According to Federal Computer Week, the Trademark Electronic Application System that is managed by the Patent and Trademark Office was struck by a power outage on Dec. 22. It took almost a week – until Dec. 28 – for most major functionality to be finally restored. Even though the outage mostly fell during a holiday weekend, network outages are still a clear and present issue that government IT needs to address.

Ensuring that systems stay online come snow, rain, heat, or gloom of night is a difficult prospect for many IT professionals, especially in federal IT, where contracts, mandates and regulations make it difficult to stay up to date and respond to problems when they arise. Unforeseen technical issues and necessary system upgrades for compliance, performance and security abound.

Minutes matter
A study conducted by MeriTalk found that 70 percent of federal workers experienced network outages of longer than 30 minutes. That's a distressingly high proportion – holdups in government IT systems can cause considerable issues affecting the smooth operation of government services. When systems go down, all the groups and individuals who rely on them are left out in the cold.

"Holdups in government IT systems can cause considerable issues affecting the operation of services."

Outages at any scale can have real effects. Google had an outage in August 2013, wherein all of the tech giant's myriad services went offline for just five minutes. Analytics firm GoSquared found that during those five minutes, Web traffic slowed 40 percent. The entire Internet ground to a halt, and The Financial Times estimated that Google lost half a million dollars in revenue in those five minutes.

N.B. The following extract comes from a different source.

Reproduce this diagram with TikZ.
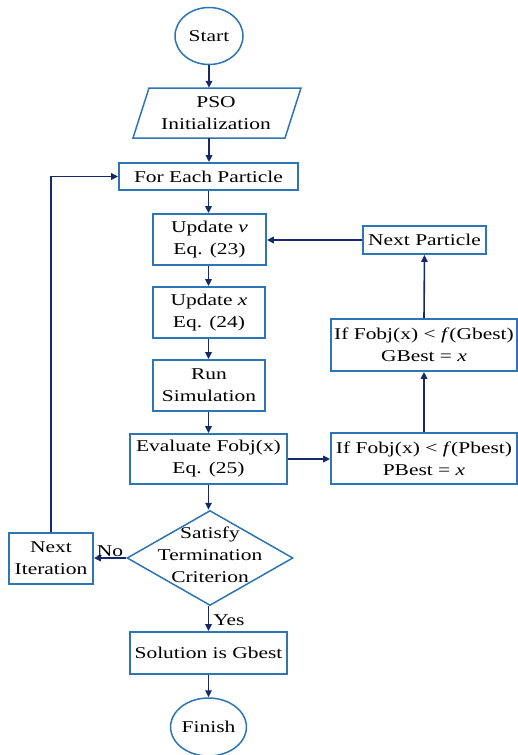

That was just a five minute outage, and though that figure might be pocket change for a company such as Google, outages like the one at the USPTO stretch into days, where both the integrity and reputation of a service can become seriously damaged for each lost hour of downtime.

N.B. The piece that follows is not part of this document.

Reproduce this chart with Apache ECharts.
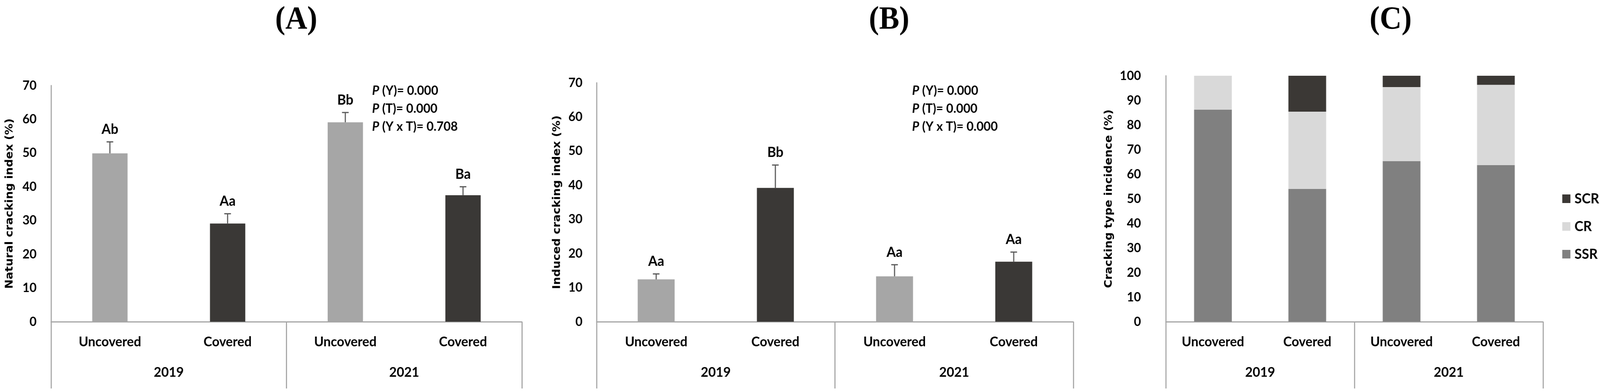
<!DOCTYPE html>
<html>
<head>
<meta charset="utf-8">
<script src="https://cdn.jsdelivr.net/npm/echarts@6/dist/echarts.min.js"></script>
<style>
html,body{margin:0;padding:0;background:#fff;overflow:hidden;}
#chart{width:4326px;height:1004px;transform-origin:0 0;}
</style>
</head>
<body>
<div id="chart"></div>
<script>
// ---- data ----
var treatments = ['Uncovered', 'Covered', 'Uncovered', 'Covered'];
var years = ['2019', '2021'];

var naturalMean = [49.9, 29.1, 59.1, 37.5];
var naturalUpper = [53.3, 32.0, 62.0, 40.0];
var naturalLetters = ['Ab', 'Aa', 'Bb', 'Ba'];

var inducedMean = [12.4, 39.2, 13.3, 17.6];
var inducedUpper = [14.0, 45.9, 16.7, 20.4];
var inducedLetters = ['Aa', 'Bb', 'Aa', 'Aa'];

var ssr = [86.2, 54.0, 65.3, 63.7];
var cr = [13.8, 31.4, 30.1, 32.6];
var scr = [0, 14.6, 4.6, 3.7];

var pTextA = ['(Y)= 0.000', '(T)= 0.000', '(Y x T)= 0.708'];
var pTextB = ['(Y)= 0.000', '(T)= 0.000', '(Y x T)= 0.000'];

// ---- styles ----
var LIGHT = '#A6A6A6', DARK = '#3A3836';
var AXIS = '#A6A6A6', ERR = '#595959';
var FONT = 'Lato';

var grids = [
  {left: 138, top: 219, width: 1273, height: 605},
  {left: 1613, top: 212, width: 1289, height: 612},
  {left: 3152, top: 194, width: 1020, height: 630}
];

function catAxes(g) {
  return [
    {type: 'category', gridIndex: g, data: treatments, position: 'bottom',
     axisLine: {show: true, lineStyle: {color: AXIS, width: 3}},
     axisTick: {show: false},
     axisLabel: {margin: 34, fontFamily: FONT, fontWeight: 'bold', fontSize: 35, color: '#000', interval: 0}},
    {type: 'category', gridIndex: g, data: years, position: 'bottom',
     axisLine: {show: false},
     axisTick: {show: true, length: 171, lineStyle: {color: AXIS, width: 3}},
     axisLabel: {margin: 112, fontFamily: FONT, fontWeight: 'bold', fontSize: 35, color: '#000'}}
  ];
}

function valAxis(g, max, name, margin, nameGap) {
  return {type: 'value', gridIndex: g, min: 0, max: max, interval: 10,
    axisLine: {show: true, lineStyle: {color: AXIS, width: 3}},
    axisTick: {show: false}, splitLine: {show: false},
    axisLabel: {margin: margin, fontFamily: FONT, fontWeight: 'bold', fontSize: 33, color: '#000'},
    name: name, nameLocation: 'middle', nameGap: nameGap, nameRotate: 90,
    nameTextStyle: {fontFamily: 'DejaVu Sans', fontWeight: 'bold', fontSize: 29, color: '#000'}
  };
}

function errSeries(axisIdx, mean, upper, letters) {
  var data = mean.map(function (m, i) { return [i, m, upper[i]]; });
  return {
    type: 'custom', xAxisIndex: axisIdx, yAxisIndex: axisIdx / 2, z: 5,
    data: data, encode: {x: 0, y: [1, 2]},
    renderItem: function (params, api) {
      var x = api.value(0), m = api.value(1), u = api.value(2);
      var p0 = api.coord([x, m]), p1 = api.coord([x, u]);
      return {type: 'group', children: [
        {type: 'line', shape: {x1: p0[0], y1: p0[1], x2: p1[0], y2: p1[1]}, style: {stroke: ERR, lineWidth: 3}},
        {type: 'line', shape: {x1: p1[0] - 9, y1: p1[1], x2: p1[0] + 9, y2: p1[1]}, style: {stroke: ERR, lineWidth: 3}},
        {type: 'text', x: p1[0], y: p1[1] - 32, style: {text: letters[params.dataIndex], align: 'center', verticalAlign: 'middle', font: 'bold 36px ' + FONT, fill: '#000'}}
      ]};
    }
  };
}

function barSeries(axisIdx, mean, widthPct) {
  return {type: 'bar', xAxisIndex: axisIdx, yAxisIndex: axisIdx / 2, barWidth: widthPct,
    data: mean.map(function (v, i) { return {value: v, itemStyle: {color: i % 2 === 0 ? LIGHT : DARK}}; })};
}

function pGraphics(x, lines) {
  return lines.map(function (t, k) {
    return {type: 'text', x: x, y: 232 + k * 46,
      style: {text: '{i|P} ' + t, align: 'left', verticalAlign: 'middle', fill: '#000',
        font: 'bold 33px ' + FONT,
        rich: {i: {fontStyle: 'italic', fontWeight: 'bold', fontSize: 33, fontFamily: FONT, fill: '#000'}}}};
  });
}

function titleG(x, t) {
  return {type: 'text', x: x, y: 52, style: {text: t, align: 'center', verticalAlign: 'middle',
    font: 'bold 82px "Liberation Serif"', fill: '#000'}};
}

var option = {
  backgroundColor: '#fff',
  animation: false,
  grid: grids,
  xAxis: catAxes(0).concat(catAxes(1)).concat(catAxes(2)),
  yAxis: [
    valAxis(0, 70, 'Natural cracking index (%)', 39, 97),
    valAxis(1, 70, 'Induced cracking index (%)', 38, 92),
    valAxis(2, 100, 'Cracking type incidence (%)', 67, 139)
  ],
  legend: {data: ['SCR', 'CR', 'SSR'], orient: 'vertical', left: 4219, top: 486,
    itemWidth: 22, itemHeight: 22, itemGap: 35, icon: 'rect',
    textStyle: {fontFamily: FONT, fontWeight: 'bold', fontSize: 36, color: '#000', padding: [0, 0, 0, 6]}},
  series: [
    barSeries(0, naturalMean, '30%'),
    errSeries(0, naturalMean, naturalUpper, naturalLetters),
    barSeries(2, inducedMean, '31%'),
    errSeries(2, inducedMean, inducedUpper, inducedLetters),
    {name: 'SSR', type: 'bar', stack: 'c', xAxisIndex: 4, yAxisIndex: 2, barWidth: '40%', data: ssr, itemStyle: {color: '#808080'}},
    {name: 'CR', type: 'bar', stack: 'c', xAxisIndex: 4, yAxisIndex: 2, barWidth: '40%', data: cr, itemStyle: {color: '#D9D9D9'}},
    {name: 'SCR', type: 'bar', stack: 'c', xAxisIndex: 4, yAxisIndex: 2, barWidth: '40%', data: scr, itemStyle: {color: '#3B3835'}}
  ],
  graphic: [titleG(801, '(A)'), titleG(2404, '(B)'), titleG(3760, '(C)')]
    .concat(pGraphics(1006, pTextA)).concat(pGraphics(2466, pTextB))
};

// fit the fixed 4326x1004 drawing to the actual viewport
var el = document.getElementById('chart');
var vw = window.innerWidth || 4326, vh = window.innerHeight || 1004;
if (Math.abs(vw - 4326) > 1 || Math.abs(vh - 1004) > 1) {
  el.style.transform = 'scale(' + (vw / 4326) + ',' + (vh / 1004) + ')';
}
var chart = echarts.init(el, null, {renderer: 'canvas'});
chart.setOption(option);
</script>
</body>
</html>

System outages represent a real problem for employees and citizens alike. When employee systems are down, they can't do their job, and citizens need to be able to access user-facing systems in order to use the services many people rely upon. Ensuring system reliability involves being vigilant and knowing how and where network outages can occur, and being able to prepare for them – both in predicting where an issue might arise, and also having a backup plan in case things go poorly.

Uptime urgency
The debacle is fresh in the minds of the public and government employees alike – it underscores just how important it is for agencies to build strong, working front-end IT systems. Computers and the Web are not just niche tools that agencies are only now starting to embrace – they represent how virtually all work is done everywhere. Outages in computer networks cause frustration, inefficiency, and mistakes.

That's not to say that agencies aren't aware of the importance of uptime: The MeriTalk study found that federal IT professionals overwhelmingly recognize reliability as a top priority, but only 19 percent of them state that they actually have the resources necessary to establish 100 percent uptime.

The study showed that agencies have only half of the storage, computing power and staff that they need to prevent outages. But it isn't always easy to expand staff or resources. Partnering with a third-party IT resource can save money and time by tapping into the resources of an organization that already has experience ensuring network uptime and cybersecurity

"Simplifying IT policies and consistent monitoring of network services are crucial to making sure systems stay online."

Preventing network outages is a central tenet of good enterprise management. As Network Computing contributor Joel Dolisy pointed out, a large majority of outages are caused by human error, and that means simplification of IT policies and consistent monitoring of network services are crucial to making sure systems stay online.

Outside of human error, network outages are primarily caused by technical issues: configuration and update errors; or overstressed components; or environmental issues, such as improper climate control; or blackouts, which caused the outages at the Patent and Trademark Office.

Of course, not every agency has the luxury of simplifying its IT systems. Because of this, it's even more important that monitoring be used to ensure the integrity of the systems these departments protect, and that they work with organizations that specialize in IT service management to keep systems running at peak efficiency.